● **WHAT IS BEING ASKED**
Each entry that follows is to be retyped exactly. Pictures do not belong in the copy.

* BEGIN DATA FOR THIS EXERCISE *

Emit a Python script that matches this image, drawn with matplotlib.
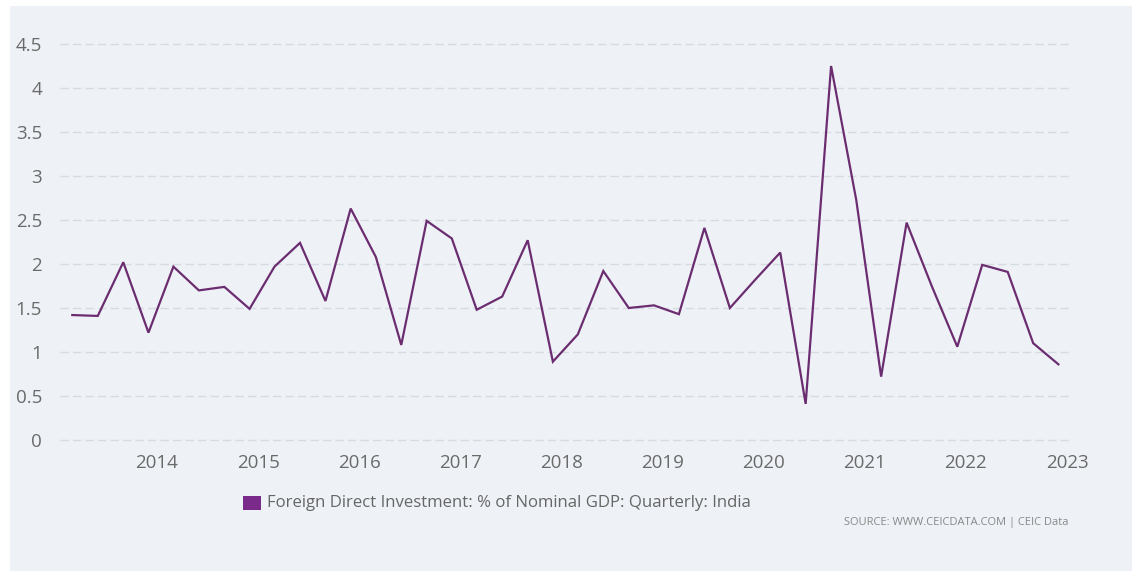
import matplotlib
matplotlib.use("Agg")
import matplotlib.pyplot as plt
from matplotlib.patches import Rectangle
import pandas as pd
import numpy as np

# ---- data ----
quarters = pd.date_range("2013-03-01", periods=40, freq="3MS")
fdi_pct_gdp = [1.42, 1.41, 2.02, 1.22, 1.97, 1.70, 1.74, 1.49,
               1.97, 2.24, 1.58, 2.63, 2.08, 1.08, 2.49, 2.29,
               1.48, 1.63, 2.27, 0.89, 1.20, 1.92, 1.50, 1.53,
               1.43, 2.41, 1.50, 1.82, 2.13, 0.41, 4.25, 2.73,
               0.72, 2.47, 1.74, 1.06, 1.99, 1.91, 1.10, 0.86]
y_ticks = [0, 0.5, 1, 1.5, 2, 2.5, 3, 3.5, 4, 4.5]
y_tick_labels = ["0", "0.5", "1", "1.5", "2", "2.5", "3", "3.5", "4", "4.5"]
x_tick_years = list(range(2014, 2024))
series_label = "Foreign Direct Investment: % of Nominal GDP: Quarterly: India"
source_text = "SOURCE: WWW.CEICDATA.COM | CEIC Data"

def dec_year(ts):
    start = pd.Timestamp(year=ts.year, month=1, day=1)
    end = pd.Timestamp(year=ts.year + 1, month=1, day=1)
    return ts.year + (ts - start) / (end - start)

x_vals = [dec_year(q) for q in quarters]

W, H = 1133, 571
fig = plt.figure(figsize=(W / 100, H / 100), dpi=100, facecolor="white")
panel_color = "#eef2f7"
fig.patches.append(Rectangle((10 / W, 0), (1132 - 10) / W, (571 - 6) / H,
                             transform=fig.transFigure, facecolor=panel_color,
                             edgecolor="none", zorder=-10))

ax_left, ax_right, ax_top, ax_bot = 60, 1068, 44, 440
ax = fig.add_axes([ax_left / W, 1 - ax_bot / H, (ax_right - ax_left) / W, (ax_bot - ax_top) / H])
ax.set_facecolor("none")
for s in ax.spines.values():
    s.set_visible(False)

ax.plot(x_vals, fdi_pct_gdp, color="#6b2d70", linewidth=1.6, solid_joinstyle="miter", zorder=3)

ax.set_xlim(2013.04, 2023.01)
ax.set_ylim(0, 4.5)
ax.set_yticks(y_ticks)
ax.set_yticklabels(y_tick_labels)
ax.set_xticks(x_tick_years)
ax.set_xticklabels([str(y) for y in x_tick_years])
ax.tick_params(axis="both", length=0, labelsize=13.5, labelcolor="#6a6a6a")
ax.tick_params(axis="y", pad=13)
ax.tick_params(axis="x", pad=10)
for lbl in ax.get_xticklabels() + ax.get_yticklabels():
    lbl.set_fontfamily("Open Sans")
ax.grid(axis="y", color="#d6dbe1", linestyle=(0, (6, 3)), linewidth=1.0, zorder=0)
ax.grid(axis="x", visible=False)
for gl in ax.get_ygridlines():
    gl.set_clip_on(False)
ax.set_axisbelow(True)

# legend
fig.patches.append(Rectangle((243 / W, 1 - 510 / H), 18 / W, 14 / H,
                             transform=fig.transFigure, facecolor="#7a2a8a",
                             edgecolor="none"))
fig.text(267 / W, 1 - 503 / H, series_label, fontsize=12.1, color="#666666",
         family="Open Sans", va="center", ha="left")
fig.text(1068 / W, 1 - 522 / H, source_text, fontsize=8.0, color="#888888",
         family="Open Sans", va="center", ha="right")

fig.savefig("out.png", dpi=100, facecolor="white")
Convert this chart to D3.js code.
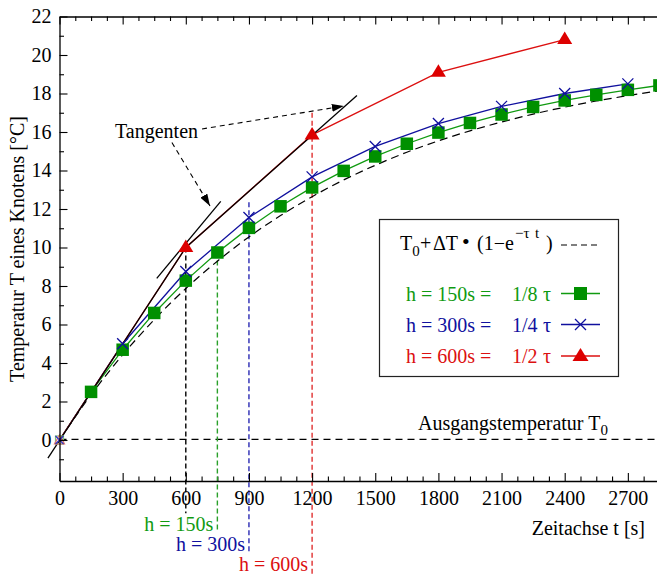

* END DATA FOR THIS EXERCISE *

● **ANSWER TO THE TASK**
Emit a Python script that matches this image, drawn with matplotlib.
import matplotlib
matplotlib.use("Agg")
import matplotlib.pyplot as plt
from matplotlib.patches import Rectangle
import pandas as pd
import numpy as np

# ---- data ----
quarters = pd.date_range("2013-03-01", periods=40, freq="3MS")
fdi_pct_gdp = [1.42, 1.41, 2.02, 1.22, 1.97, 1.70, 1.74, 1.49,
               1.97, 2.24, 1.58, 2.63, 2.08, 1.08, 2.49, 2.29,
               1.48, 1.63, 2.27, 0.89, 1.20, 1.92, 1.50, 1.53,
               1.43, 2.41, 1.50, 1.82, 2.13, 0.41, 4.25, 2.73,
               0.72, 2.47, 1.74, 1.06, 1.99, 1.91, 1.10, 0.86]
y_ticks = [0, 0.5, 1, 1.5, 2, 2.5, 3, 3.5, 4, 4.5]
y_tick_labels = ["0", "0.5", "1", "1.5", "2", "2.5", "3", "3.5", "4", "4.5"]
x_tick_years = list(range(2014, 2024))
series_label = "Foreign Direct Investment: % of Nominal GDP: Quarterly: India"
source_text = "SOURCE: WWW.CEICDATA.COM | CEIC Data"

def dec_year(ts):
    start = pd.Timestamp(year=ts.year, month=1, day=1)
    end = pd.Timestamp(year=ts.year + 1, month=1, day=1)
    return ts.year + (ts - start) / (end - start)

x_vals = [dec_year(q) for q in quarters]

W, H = 1133, 571
fig = plt.figure(figsize=(W / 100, H / 100), dpi=100, facecolor="white")
panel_color = "#eef2f7"
fig.patches.append(Rectangle((10 / W, 0), (1132 - 10) / W, (571 - 6) / H,
                             transform=fig.transFigure, facecolor=panel_color,
                             edgecolor="none", zorder=-10))

ax_left, ax_right, ax_top, ax_bot = 60, 1068, 44, 440
ax = fig.add_axes([ax_left / W, 1 - ax_bot / H, (ax_right - ax_left) / W, (ax_bot - ax_top) / H])
ax.set_facecolor("none")
for s in ax.spines.values():
    s.set_visible(False)

ax.plot(x_vals, fdi_pct_gdp, color="#6b2d70", linewidth=1.6, solid_joinstyle="miter", zorder=3)

ax.set_xlim(2013.04, 2023.01)
ax.set_ylim(0, 4.5)
ax.set_yticks(y_ticks)
ax.set_yticklabels(y_tick_labels)
ax.set_xticks(x_tick_years)
ax.set_xticklabels([str(y) for y in x_tick_years])
ax.tick_params(axis="both", length=0, labelsize=13.5, labelcolor="#6a6a6a")
ax.tick_params(axis="y", pad=13)
ax.tick_params(axis="x", pad=10)
for lbl in ax.get_xticklabels() + ax.get_yticklabels():
    lbl.set_fontfamily("Open Sans")
ax.grid(axis="y", color="#d6dbe1", linestyle=(0, (6, 3)), linewidth=1.0, zorder=0)
ax.grid(axis="x", visible=False)
for gl in ax.get_ygridlines():
    gl.set_clip_on(False)
ax.set_axisbelow(True)

# legend
fig.patches.append(Rectangle((243 / W, 1 - 510 / H), 18 / W, 14 / H,
                             transform=fig.transFigure, facecolor="#7a2a8a",
                             edgecolor="none"))
fig.text(267 / W, 1 - 503 / H, series_label, fontsize=12.1, color="#666666",
         family="Open Sans", va="center", ha="left")
fig.text(1068 / W, 1 - 522 / H, source_text, fontsize=8.0, color="#888888",
         family="Open Sans", va="center", ha="right")

fig.savefig("out.png", dpi=100, facecolor="white")
Convert this chart to D3.js code.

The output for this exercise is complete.